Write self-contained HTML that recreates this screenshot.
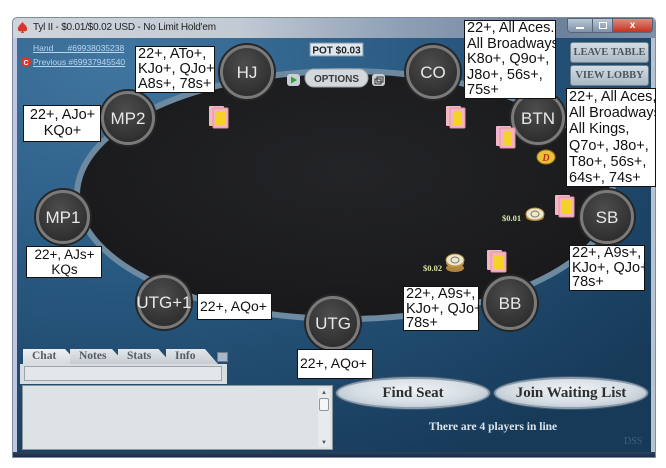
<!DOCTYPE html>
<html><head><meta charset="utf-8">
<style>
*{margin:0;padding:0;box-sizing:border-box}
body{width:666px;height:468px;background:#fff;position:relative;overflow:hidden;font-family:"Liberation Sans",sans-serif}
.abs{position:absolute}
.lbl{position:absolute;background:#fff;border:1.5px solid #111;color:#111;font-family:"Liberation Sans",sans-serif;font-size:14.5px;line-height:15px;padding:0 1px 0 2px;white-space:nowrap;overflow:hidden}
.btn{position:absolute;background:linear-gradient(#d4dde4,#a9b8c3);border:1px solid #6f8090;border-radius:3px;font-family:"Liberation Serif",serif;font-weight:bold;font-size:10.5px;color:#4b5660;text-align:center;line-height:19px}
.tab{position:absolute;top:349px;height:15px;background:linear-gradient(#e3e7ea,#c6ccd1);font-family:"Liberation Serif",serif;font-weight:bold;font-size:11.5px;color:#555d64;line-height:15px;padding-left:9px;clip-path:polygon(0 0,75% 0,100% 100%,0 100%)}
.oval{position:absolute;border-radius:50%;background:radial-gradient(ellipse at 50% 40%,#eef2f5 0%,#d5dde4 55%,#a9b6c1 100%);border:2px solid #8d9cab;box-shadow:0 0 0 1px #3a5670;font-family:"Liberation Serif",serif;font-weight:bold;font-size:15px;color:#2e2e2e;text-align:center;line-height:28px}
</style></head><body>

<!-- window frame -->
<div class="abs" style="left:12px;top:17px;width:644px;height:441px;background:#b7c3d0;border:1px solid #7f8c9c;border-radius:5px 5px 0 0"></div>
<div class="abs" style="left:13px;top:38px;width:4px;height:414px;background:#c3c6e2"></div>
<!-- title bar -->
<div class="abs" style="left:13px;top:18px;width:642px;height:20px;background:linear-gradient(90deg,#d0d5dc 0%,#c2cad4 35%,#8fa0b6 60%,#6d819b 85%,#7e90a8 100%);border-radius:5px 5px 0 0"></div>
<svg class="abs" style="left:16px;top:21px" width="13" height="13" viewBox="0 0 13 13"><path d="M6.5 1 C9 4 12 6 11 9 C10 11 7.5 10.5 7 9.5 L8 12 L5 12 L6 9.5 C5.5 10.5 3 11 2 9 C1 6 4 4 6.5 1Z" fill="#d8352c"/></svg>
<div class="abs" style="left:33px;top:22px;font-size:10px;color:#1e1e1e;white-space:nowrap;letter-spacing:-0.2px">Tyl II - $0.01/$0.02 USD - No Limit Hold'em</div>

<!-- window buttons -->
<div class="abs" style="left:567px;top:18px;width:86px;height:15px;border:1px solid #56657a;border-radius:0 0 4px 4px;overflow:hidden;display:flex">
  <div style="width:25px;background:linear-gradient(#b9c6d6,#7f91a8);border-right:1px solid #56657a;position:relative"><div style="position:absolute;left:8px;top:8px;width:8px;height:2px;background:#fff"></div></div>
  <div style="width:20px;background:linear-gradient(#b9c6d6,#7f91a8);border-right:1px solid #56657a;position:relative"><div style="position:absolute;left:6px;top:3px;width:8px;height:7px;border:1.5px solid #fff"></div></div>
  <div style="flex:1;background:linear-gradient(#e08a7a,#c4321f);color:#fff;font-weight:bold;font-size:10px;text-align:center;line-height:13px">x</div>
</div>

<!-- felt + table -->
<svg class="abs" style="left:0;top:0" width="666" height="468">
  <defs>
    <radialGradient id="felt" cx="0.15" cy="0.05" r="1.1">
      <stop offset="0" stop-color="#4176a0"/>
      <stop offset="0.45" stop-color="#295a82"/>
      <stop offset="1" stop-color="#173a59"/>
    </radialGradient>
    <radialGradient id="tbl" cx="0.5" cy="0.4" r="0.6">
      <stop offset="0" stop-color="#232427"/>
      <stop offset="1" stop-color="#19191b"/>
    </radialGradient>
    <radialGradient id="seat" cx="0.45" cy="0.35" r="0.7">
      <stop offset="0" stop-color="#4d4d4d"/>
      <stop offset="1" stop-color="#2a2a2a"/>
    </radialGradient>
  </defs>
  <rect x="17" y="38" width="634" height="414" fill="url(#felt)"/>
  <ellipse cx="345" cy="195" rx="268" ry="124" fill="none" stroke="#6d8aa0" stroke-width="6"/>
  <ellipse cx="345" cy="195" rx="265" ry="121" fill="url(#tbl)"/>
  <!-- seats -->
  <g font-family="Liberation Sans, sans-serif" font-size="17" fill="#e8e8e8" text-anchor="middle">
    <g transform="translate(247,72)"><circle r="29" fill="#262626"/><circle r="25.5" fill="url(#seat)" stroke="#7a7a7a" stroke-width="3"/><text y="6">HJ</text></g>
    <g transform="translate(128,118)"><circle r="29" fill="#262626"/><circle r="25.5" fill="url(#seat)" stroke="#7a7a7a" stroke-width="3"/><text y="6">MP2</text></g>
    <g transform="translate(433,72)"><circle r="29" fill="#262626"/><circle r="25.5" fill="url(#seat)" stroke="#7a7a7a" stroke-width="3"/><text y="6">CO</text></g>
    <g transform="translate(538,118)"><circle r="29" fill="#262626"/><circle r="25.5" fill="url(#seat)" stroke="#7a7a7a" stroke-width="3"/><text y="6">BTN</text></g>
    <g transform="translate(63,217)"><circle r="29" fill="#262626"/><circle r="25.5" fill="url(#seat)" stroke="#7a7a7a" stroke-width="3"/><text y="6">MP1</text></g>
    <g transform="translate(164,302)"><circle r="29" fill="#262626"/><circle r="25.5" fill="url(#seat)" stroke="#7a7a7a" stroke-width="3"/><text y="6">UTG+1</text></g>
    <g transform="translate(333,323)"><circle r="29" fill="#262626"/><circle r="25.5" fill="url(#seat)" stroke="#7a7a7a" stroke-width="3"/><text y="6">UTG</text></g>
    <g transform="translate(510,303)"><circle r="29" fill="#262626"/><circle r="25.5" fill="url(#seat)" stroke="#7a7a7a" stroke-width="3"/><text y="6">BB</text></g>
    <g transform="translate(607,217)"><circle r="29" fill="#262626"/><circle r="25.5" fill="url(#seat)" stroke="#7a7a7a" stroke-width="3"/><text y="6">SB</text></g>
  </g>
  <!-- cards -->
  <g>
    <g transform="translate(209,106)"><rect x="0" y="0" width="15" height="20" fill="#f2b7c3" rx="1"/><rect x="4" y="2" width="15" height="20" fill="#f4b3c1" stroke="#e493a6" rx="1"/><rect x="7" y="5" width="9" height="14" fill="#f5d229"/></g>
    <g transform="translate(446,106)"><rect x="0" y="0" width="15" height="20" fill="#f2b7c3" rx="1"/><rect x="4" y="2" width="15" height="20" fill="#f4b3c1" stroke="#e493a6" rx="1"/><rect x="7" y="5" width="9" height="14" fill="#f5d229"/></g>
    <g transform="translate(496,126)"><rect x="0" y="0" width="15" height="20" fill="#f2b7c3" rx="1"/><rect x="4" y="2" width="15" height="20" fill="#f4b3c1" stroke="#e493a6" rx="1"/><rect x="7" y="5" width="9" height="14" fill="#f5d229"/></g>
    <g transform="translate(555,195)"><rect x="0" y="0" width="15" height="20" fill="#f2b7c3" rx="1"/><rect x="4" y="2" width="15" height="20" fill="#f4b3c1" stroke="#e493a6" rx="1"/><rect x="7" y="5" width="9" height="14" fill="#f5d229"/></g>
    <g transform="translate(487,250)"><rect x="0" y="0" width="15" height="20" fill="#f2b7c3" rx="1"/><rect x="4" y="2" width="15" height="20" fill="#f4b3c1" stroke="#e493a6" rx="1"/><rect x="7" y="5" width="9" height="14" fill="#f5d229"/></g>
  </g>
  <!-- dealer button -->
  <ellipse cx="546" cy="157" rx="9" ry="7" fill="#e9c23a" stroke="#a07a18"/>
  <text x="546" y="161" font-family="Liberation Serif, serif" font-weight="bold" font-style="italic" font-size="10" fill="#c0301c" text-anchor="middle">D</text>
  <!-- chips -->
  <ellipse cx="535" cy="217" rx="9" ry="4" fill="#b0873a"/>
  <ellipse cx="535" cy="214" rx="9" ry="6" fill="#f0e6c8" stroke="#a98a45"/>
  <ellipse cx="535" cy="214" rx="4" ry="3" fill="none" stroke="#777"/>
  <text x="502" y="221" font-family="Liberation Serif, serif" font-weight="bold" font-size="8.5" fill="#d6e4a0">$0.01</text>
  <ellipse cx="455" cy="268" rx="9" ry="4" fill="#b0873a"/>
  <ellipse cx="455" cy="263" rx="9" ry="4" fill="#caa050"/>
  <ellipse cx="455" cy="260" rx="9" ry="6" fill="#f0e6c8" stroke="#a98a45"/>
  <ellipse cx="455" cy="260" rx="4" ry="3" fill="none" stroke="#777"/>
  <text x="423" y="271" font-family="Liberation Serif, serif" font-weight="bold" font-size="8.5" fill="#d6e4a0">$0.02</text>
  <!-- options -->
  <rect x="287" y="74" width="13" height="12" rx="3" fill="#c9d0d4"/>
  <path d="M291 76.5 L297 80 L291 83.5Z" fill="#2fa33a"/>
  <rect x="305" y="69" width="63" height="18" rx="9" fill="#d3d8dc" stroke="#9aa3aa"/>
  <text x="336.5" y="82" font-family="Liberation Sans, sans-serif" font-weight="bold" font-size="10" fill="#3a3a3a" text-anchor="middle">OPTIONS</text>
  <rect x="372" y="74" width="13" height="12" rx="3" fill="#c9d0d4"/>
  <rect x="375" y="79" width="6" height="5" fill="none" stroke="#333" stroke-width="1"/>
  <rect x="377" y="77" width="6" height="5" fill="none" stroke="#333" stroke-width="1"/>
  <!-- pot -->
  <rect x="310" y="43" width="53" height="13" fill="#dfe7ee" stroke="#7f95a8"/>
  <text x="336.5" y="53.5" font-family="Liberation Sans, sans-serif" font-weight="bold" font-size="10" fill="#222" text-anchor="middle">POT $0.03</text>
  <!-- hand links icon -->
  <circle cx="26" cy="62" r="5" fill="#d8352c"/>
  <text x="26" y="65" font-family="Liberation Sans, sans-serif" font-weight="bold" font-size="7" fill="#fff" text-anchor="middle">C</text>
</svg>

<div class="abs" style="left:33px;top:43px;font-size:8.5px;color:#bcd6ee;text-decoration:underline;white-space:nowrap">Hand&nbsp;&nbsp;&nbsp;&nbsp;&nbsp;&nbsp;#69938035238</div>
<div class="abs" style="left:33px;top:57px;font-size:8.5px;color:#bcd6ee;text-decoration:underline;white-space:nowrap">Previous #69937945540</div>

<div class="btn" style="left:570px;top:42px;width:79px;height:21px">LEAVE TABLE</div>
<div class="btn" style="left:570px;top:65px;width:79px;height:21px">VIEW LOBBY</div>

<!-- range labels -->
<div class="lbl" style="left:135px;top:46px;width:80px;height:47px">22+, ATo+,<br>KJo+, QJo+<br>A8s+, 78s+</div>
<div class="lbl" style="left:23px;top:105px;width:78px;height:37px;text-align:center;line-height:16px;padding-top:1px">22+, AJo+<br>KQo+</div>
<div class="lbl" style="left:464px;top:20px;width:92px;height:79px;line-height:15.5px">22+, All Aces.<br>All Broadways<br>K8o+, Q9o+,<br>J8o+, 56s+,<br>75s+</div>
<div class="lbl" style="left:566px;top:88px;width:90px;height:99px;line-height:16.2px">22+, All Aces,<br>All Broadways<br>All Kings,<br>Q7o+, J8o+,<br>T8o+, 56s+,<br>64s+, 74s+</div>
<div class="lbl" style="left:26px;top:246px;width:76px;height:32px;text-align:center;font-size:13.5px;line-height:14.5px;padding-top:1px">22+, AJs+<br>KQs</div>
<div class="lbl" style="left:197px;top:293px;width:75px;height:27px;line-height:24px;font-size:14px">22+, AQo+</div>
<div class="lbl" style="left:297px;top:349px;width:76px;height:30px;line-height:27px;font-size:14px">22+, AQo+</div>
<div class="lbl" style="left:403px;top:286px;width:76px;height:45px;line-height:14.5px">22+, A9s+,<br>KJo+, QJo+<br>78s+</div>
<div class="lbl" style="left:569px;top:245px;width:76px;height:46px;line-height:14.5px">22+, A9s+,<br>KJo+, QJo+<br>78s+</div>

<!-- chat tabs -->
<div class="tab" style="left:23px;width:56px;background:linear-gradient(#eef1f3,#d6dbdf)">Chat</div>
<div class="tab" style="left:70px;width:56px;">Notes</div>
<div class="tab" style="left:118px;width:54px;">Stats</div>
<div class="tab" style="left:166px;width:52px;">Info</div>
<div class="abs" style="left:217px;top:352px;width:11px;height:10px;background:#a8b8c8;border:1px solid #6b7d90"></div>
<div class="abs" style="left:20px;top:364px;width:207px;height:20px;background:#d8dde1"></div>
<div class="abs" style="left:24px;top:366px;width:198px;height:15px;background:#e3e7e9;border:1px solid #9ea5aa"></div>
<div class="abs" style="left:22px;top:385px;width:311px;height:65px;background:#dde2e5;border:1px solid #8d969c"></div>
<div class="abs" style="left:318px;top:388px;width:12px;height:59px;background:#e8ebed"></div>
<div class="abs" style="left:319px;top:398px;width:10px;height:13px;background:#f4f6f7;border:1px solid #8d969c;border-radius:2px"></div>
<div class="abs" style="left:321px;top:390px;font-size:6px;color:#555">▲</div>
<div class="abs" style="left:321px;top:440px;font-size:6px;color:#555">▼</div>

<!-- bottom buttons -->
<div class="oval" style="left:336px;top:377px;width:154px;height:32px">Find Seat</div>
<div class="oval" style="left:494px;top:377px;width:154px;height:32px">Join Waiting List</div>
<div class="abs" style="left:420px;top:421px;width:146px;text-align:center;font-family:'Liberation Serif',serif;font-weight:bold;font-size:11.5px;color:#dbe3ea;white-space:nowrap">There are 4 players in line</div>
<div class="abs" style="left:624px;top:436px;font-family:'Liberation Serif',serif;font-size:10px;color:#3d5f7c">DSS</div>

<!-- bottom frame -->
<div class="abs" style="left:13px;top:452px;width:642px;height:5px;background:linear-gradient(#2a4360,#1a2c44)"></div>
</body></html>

------------------------

» Objective
Each line from the top of the material through the line containing "No Limit Hold'em</div>" should be reproduced exactly; please drop any images.

» Result
Write self-contained HTML that recreates this screenshot.
<!DOCTYPE html>
<html><head><meta charset="utf-8">
<style>
*{margin:0;padding:0;box-sizing:border-box}
body{width:666px;height:468px;background:#fff;position:relative;overflow:hidden;font-family:"Liberation Sans",sans-serif}
.abs{position:absolute}
.lbl{position:absolute;background:#fff;border:1.5px solid #111;color:#111;font-family:"Liberation Sans",sans-serif;font-size:14.5px;line-height:15px;padding:0 1px 0 2px;white-space:nowrap;overflow:hidden}
.btn{position:absolute;background:linear-gradient(#d4dde4,#a9b8c3);border:1px solid #6f8090;border-radius:3px;font-family:"Liberation Serif",serif;font-weight:bold;font-size:10.5px;color:#4b5660;text-align:center;line-height:19px}
.tab{position:absolute;top:349px;height:15px;background:linear-gradient(#e3e7ea,#c6ccd1);font-family:"Liberation Serif",serif;font-weight:bold;font-size:11.5px;color:#555d64;line-height:15px;padding-left:9px;clip-path:polygon(0 0,75% 0,100% 100%,0 100%)}
.oval{position:absolute;border-radius:50%;background:radial-gradient(ellipse at 50% 40%,#eef2f5 0%,#d5dde4 55%,#a9b6c1 100%);border:2px solid #8d9cab;box-shadow:0 0 0 1px #3a5670;font-family:"Liberation Serif",serif;font-weight:bold;font-size:15px;color:#2e2e2e;text-align:center;line-height:28px}
</style></head><body>

<!-- window frame -->
<div class="abs" style="left:12px;top:17px;width:644px;height:441px;background:#b7c3d0;border:1px solid #7f8c9c;border-radius:5px 5px 0 0"></div>
<div class="abs" style="left:13px;top:38px;width:4px;height:414px;background:#c3c6e2"></div>
<!-- title bar -->
<div class="abs" style="left:13px;top:18px;width:642px;height:20px;background:linear-gradient(90deg,#d0d5dc 0%,#c2cad4 35%,#8fa0b6 60%,#6d819b 85%,#7e90a8 100%);border-radius:5px 5px 0 0"></div>
<svg class="abs" style="left:16px;top:21px" width="13" height="13" viewBox="0 0 13 13"><path d="M6.5 1 C9 4 12 6 11 9 C10 11 7.5 10.5 7 9.5 L8 12 L5 12 L6 9.5 C5.5 10.5 3 11 2 9 C1 6 4 4 6.5 1Z" fill="#d8352c"/></svg>
<div class="abs" style="left:33px;top:22px;font-size:10px;color:#1e1e1e;white-space:nowrap;letter-spacing:-0.2px">Tyl II - $0.01/$0.02 USD - No Limit Hold'em</div>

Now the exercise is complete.